-- BEGIN Information shown --

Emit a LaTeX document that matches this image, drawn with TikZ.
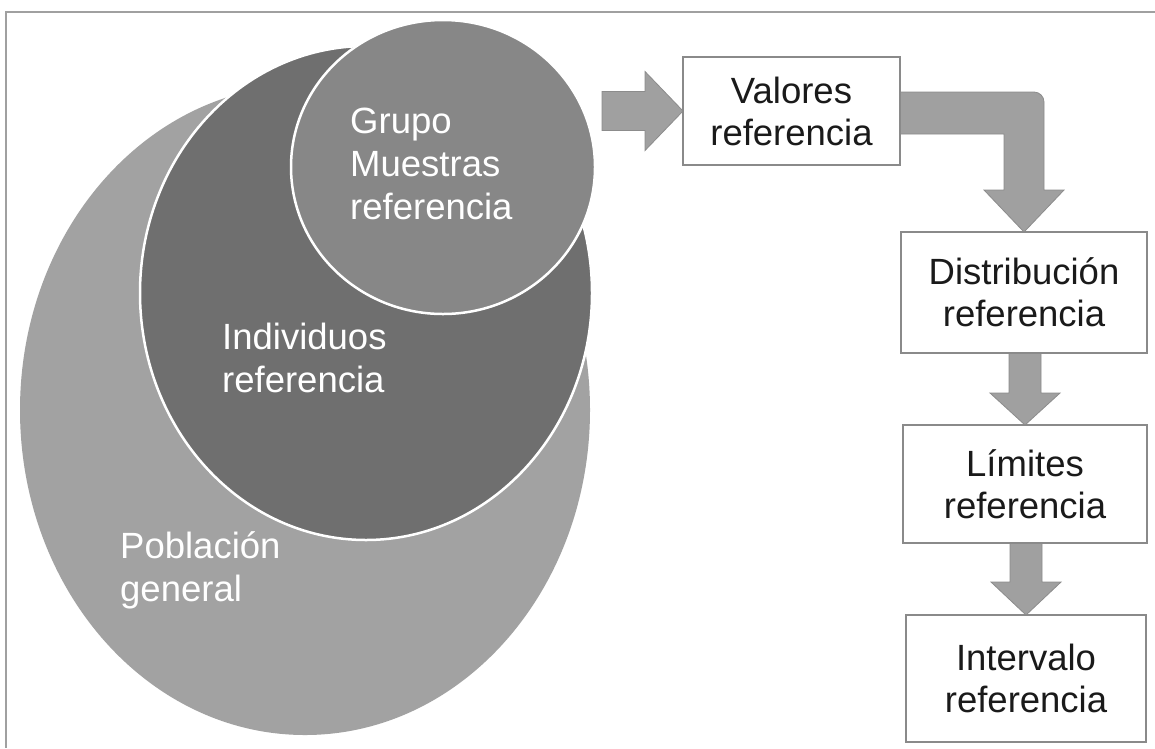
\documentclass[tikz,border=0pt]{standalone}
\usepackage{fontspec}
\setmainfont{Liberation Sans}
\usetikzlibrary{calc,backgrounds}
\definecolor{popc}{HTML}{A2A2A2}
\definecolor{indc}{HTML}{6F6F6F}
\definecolor{grpc}{HTML}{878787}
\definecolor{arrc}{HTML}{A0A0A0}
\definecolor{arrd}{HTML}{8C8C8C}
\definecolor{boxd}{HTML}{8A8A8A}
\definecolor{framec}{HTML}{A0A0A0}
\definecolor{txtc}{HTML}{1A1A1A}
\begin{document}
\begin{tikzpicture}[x=1pt,y=-1pt,
  lbl/.style={text=white, font=\fontsize{36.5}{43}\selectfont, align=left, inner sep=0pt, anchor=base west},
  stepbox/.style={draw=boxd, line width=1.2pt, fill=white, font=\fontsize{36.5}{42}\selectfont, align=center, inner sep=0pt, outer sep=0pt, text=txtc},
  blockarrow/.style={fill=arrc, draw=arrd, line width=0.8pt, line join=miter}]
\useasboundingbox (0,0) rectangle (1155,748);
% circles
\fill[popc] (305,410) ellipse [x radius=285, y radius=325];
\filldraw[fill=indc, draw=white, line width=2.5pt] (366,293) ellipse [x radius=226, y radius=247];
\filldraw[fill=grpc, draw=white, line width=2.5pt] (443,167) ellipse [x radius=152, y radius=147];
% circle labels (anchored at the baseline of the last line)
\node[lbl] (grp) at (350,219) {Grupo\\Muestras\\referencia};
\node[lbl] (ind) at (222,392) {Individuos\\referencia};
\node[lbl] (pob) at (120,601) {Población\\general};
% boxes
\node[stepbox, minimum width=217pt, minimum height=108pt] (val) at (791.5,111) {Valores\\referencia};
\node[stepbox, minimum width=246pt, minimum height=121pt] (dist) at (1024,292.5) {Distribución\\referencia};
\node[stepbox, minimum width=244pt, minimum height=118pt] (lim) at (1025,484) {Límites\\referencia};
\node[stepbox, minimum width=240pt, minimum height=127pt] (int) at (1026,678.5) {Intervalo\\referencia};
\coordinate (a0) at (602,111);
\begin{scope}[on background layer]
\fill[white] (0,0) rectangle (1155,748);
% left arrow
\filldraw[blockarrow] ($(a0)+(0,-19.5)$) -- ($(val.west)+(-38,-19.5)$) -- ($(val.west)+(-38,-39.5)$) -- (val.west)
  -- ($(val.west)+(-38,39.5)$) -- ($(val.west)+(-38,19.5)$) -- ($(a0)+(0,19.5)$) -- cycle;
% bent arrow
\filldraw[blockarrow] let \p1=(val.east), \p2=(dist.north) in
  (\x1,\y1+19pt) -- (\x2+10pt,\y1+19pt) arc[start angle=90,end angle=0,radius=10pt]
  -- (\x2+20pt,\y2+42pt) -- (\x2+40pt,\y2+42pt) -- (\p2) -- (\x2-40pt,\y2+42pt)
  -- (\x2-20pt,\y2+42pt) -- (\x2-20pt,\y1-23pt) -- (\x1,\y1-23pt) -- cycle;
% straight arrows
\filldraw[blockarrow] let \p1=(dist.south), \p2=(lim.north) in
  (\x2-16pt,\y1) -- (\x2-16pt,\y2+32pt) -- (\x2-35pt,\y2+32pt) -- (\p2) -- (\x2+35pt,\y2+32pt)
  -- (\x2+16pt,\y2+32pt) -- (\x2+16pt,\y1) -- cycle;
\filldraw[blockarrow] let \p1=(lim.south), \p2=(int.north) in
  (\x2-16pt,\y1) -- (\x2-16pt,\y2+33pt) -- (\x2-35pt,\y2+33pt) -- (\p2) -- (\x2+35pt,\y2+33pt)
  -- (\x2+16pt,\y2+33pt) -- (\x2+16pt,\y1) -- cycle;
\end{scope}
% frame
\draw[framec, line width=1.5pt] (1155,12) -- (6,12) -- (6,748);
\end{tikzpicture}
\end{document}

-- END Information shown --

### Short exercise
Quote the data exactly, leaving every image out of the copy.

### Output of the exercise
Emit a LaTeX document that matches this image, drawn with TikZ.
\documentclass[tikz,border=0pt]{standalone}
\usepackage{fontspec}
\setmainfont{Liberation Sans}
\usetikzlibrary{calc,backgrounds}
\definecolor{popc}{HTML}{A2A2A2}
\definecolor{indc}{HTML}{6F6F6F}
\definecolor{grpc}{HTML}{878787}
\definecolor{arrc}{HTML}{A0A0A0}
\definecolor{arrd}{HTML}{8C8C8C}
\definecolor{boxd}{HTML}{8A8A8A}
\definecolor{framec}{HTML}{A0A0A0}
\definecolor{txtc}{HTML}{1A1A1A}
\begin{document}
\begin{tikzpicture}[x=1pt,y=-1pt,
  lbl/.style={text=white, font=\fontsize{36.5}{43}\selectfont, align=left, inner sep=0pt, anchor=base west},
  stepbox/.style={draw=boxd, line width=1.2pt, fill=white, font=\fontsize{36.5}{42}\selectfont, align=center, inner sep=0pt, outer sep=0pt, text=txtc},
  blockarrow/.style={fill=arrc, draw=arrd, line width=0.8pt, line join=miter}]
\useasboundingbox (0,0) rectangle (1155,748);
% circles
\fill[popc] (305,410) ellipse [x radius=285, y radius=325];
\filldraw[fill=indc, draw=white, line width=2.5pt] (366,293) ellipse [x radius=226, y radius=247];
\filldraw[fill=grpc, draw=white, line width=2.5pt] (443,167) ellipse [x radius=152, y radius=147];
% circle labels (anchored at the baseline of the last line)
\node[lbl] (grp) at (350,219) {Grupo\\Muestras\\referencia};
\node[lbl] (ind) at (222,392) {Individuos\\referencia};
\node[lbl] (pob) at (120,601) {Población\\general};
% boxes
\node[stepbox, minimum width=217pt, minimum height=108pt] (val) at (791.5,111) {Valores\\referencia};
\node[stepbox, minimum width=246pt, minimum height=121pt] (dist) at (1024,292.5) {Distribución\\referencia};
\node[stepbox, minimum width=244pt, minimum height=118pt] (lim) at (1025,484) {Límites\\referencia};
\node[stepbox, minimum width=240pt, minimum height=127pt] (int) at (1026,678.5) {Intervalo\\referencia};
\coordinate (a0) at (602,111);
\begin{scope}[on background layer]
\fill[white] (0,0) rectangle (1155,748);
% left arrow
\filldraw[blockarrow] ($(a0)+(0,-19.5)$) -- ($(val.west)+(-38,-19.5)$) -- ($(val.west)+(-38,-39.5)$) -- (val.west)
  -- ($(val.west)+(-38,39.5)$) -- ($(val.west)+(-38,19.5)$) -- ($(a0)+(0,19.5)$) -- cycle;
% bent arrow
\filldraw[blockarrow] let \p1=(val.east), \p2=(dist.north) in
  (\x1,\y1+19pt) -- (\x2+10pt,\y1+19pt) arc[start angle=90,end angle=0,radius=10pt]
  -- (\x2+20pt,\y2+42pt) -- (\x2+40pt,\y2+42pt) -- (\p2) -- (\x2-40pt,\y2+42pt)
  -- (\x2-20pt,\y2+42pt) -- (\x2-20pt,\y1-23pt) -- (\x1,\y1-23pt) -- cycle;
% straight arrows
\filldraw[blockarrow] let \p1=(dist.south), \p2=(lim.north) in
  (\x2-16pt,\y1) -- (\x2-16pt,\y2+32pt) -- (\x2-35pt,\y2+32pt) -- (\p2) -- (\x2+35pt,\y2+32pt)
  -- (\x2+16pt,\y2+32pt) -- (\x2+16pt,\y1) -- cycle;
\filldraw[blockarrow] let \p1=(lim.south), \p2=(int.north) in
  (\x2-16pt,\y1) -- (\x2-16pt,\y2+33pt) -- (\x2-35pt,\y2+33pt) -- (\p2) -- (\x2+35pt,\y2+33pt)
  -- (\x2+16pt,\y2+33pt) -- (\x2+16pt,\y1) -- cycle;
\end{scope}
% frame
\draw[framec, line width=1.5pt] (1155,12) -- (6,12) -- (6,748);
\end{tikzpicture}
\end{document}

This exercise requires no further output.